When the health system filed for bankruptcy, it aimed to reduce its debt by approximately $500 million. Its hospitals, facilities and operations remained open and continued to provide services to patients, and employees were still paid wages and benefits. At that time, it entered into a restructuring agreement with most of its lenders.

The system expects it will realize the $500 million reduction in debt as anticipated, but still needs U.S. Bankruptcy Court for the District of Delaware to issue a final order. 

THE LARGER TREND

Quorum’s financial woes began years ago. It was spun off from struggling hospital operator Community Health Systems in 2016, and in the first quarter of 2017 posted a net loss of $22 million. 

Quorum’s net operating revenues totaled $527.6 million at that time, a 4% decrease from the year previous. According to Quorum, part of that was a $3.5 million hit resulting from two hospitals the company divested late in 2016. An additional $8.3 million was related to the California Hospital Quality Assurance Fee program, while $3.3 million was due to impairment charges related to hospitals reclassified as held for sale in 2017.

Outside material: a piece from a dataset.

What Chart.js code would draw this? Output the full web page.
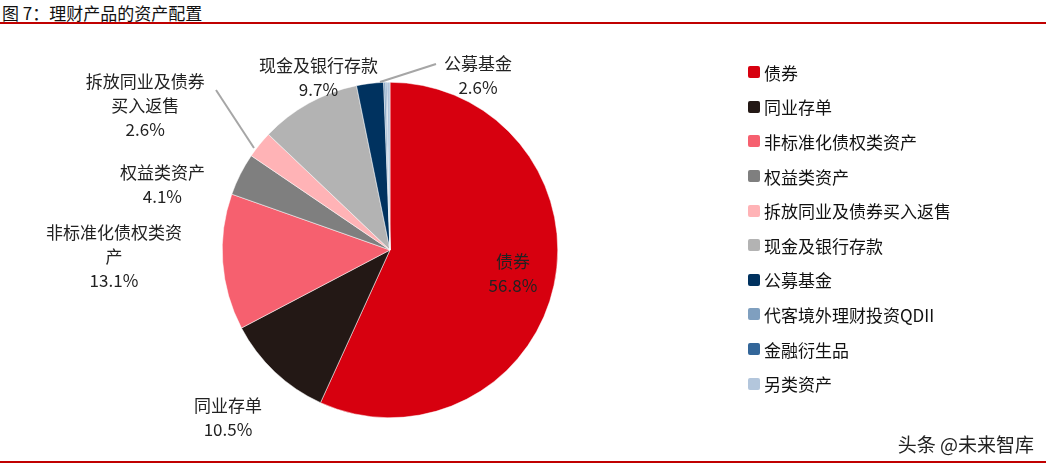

In 2018, Quorum planned more divestitures as it tried to stabilize its financial situation on the heels of an 8% drop in operating revenues and a doubling in their year-over year net losses. Quorum ended the first nine months of 2018 with a net loss of $179.5 million.

ON THE RECORD

“We are pleased to reach this important milestone, which allows our company to begin a new chapter with the flexibility and resources to continue supporting our community hospitals as they serve on the frontlines of this pandemic and beyond,” said Marty Smith, Quorum Health executive vice president and chief operating officer. “We are grateful for the confidence of our financial stakeholders and partners, as well as our dedicated employees and physicians, and look forward to building on the significant progress we have made in strengthening our operations in recent years.”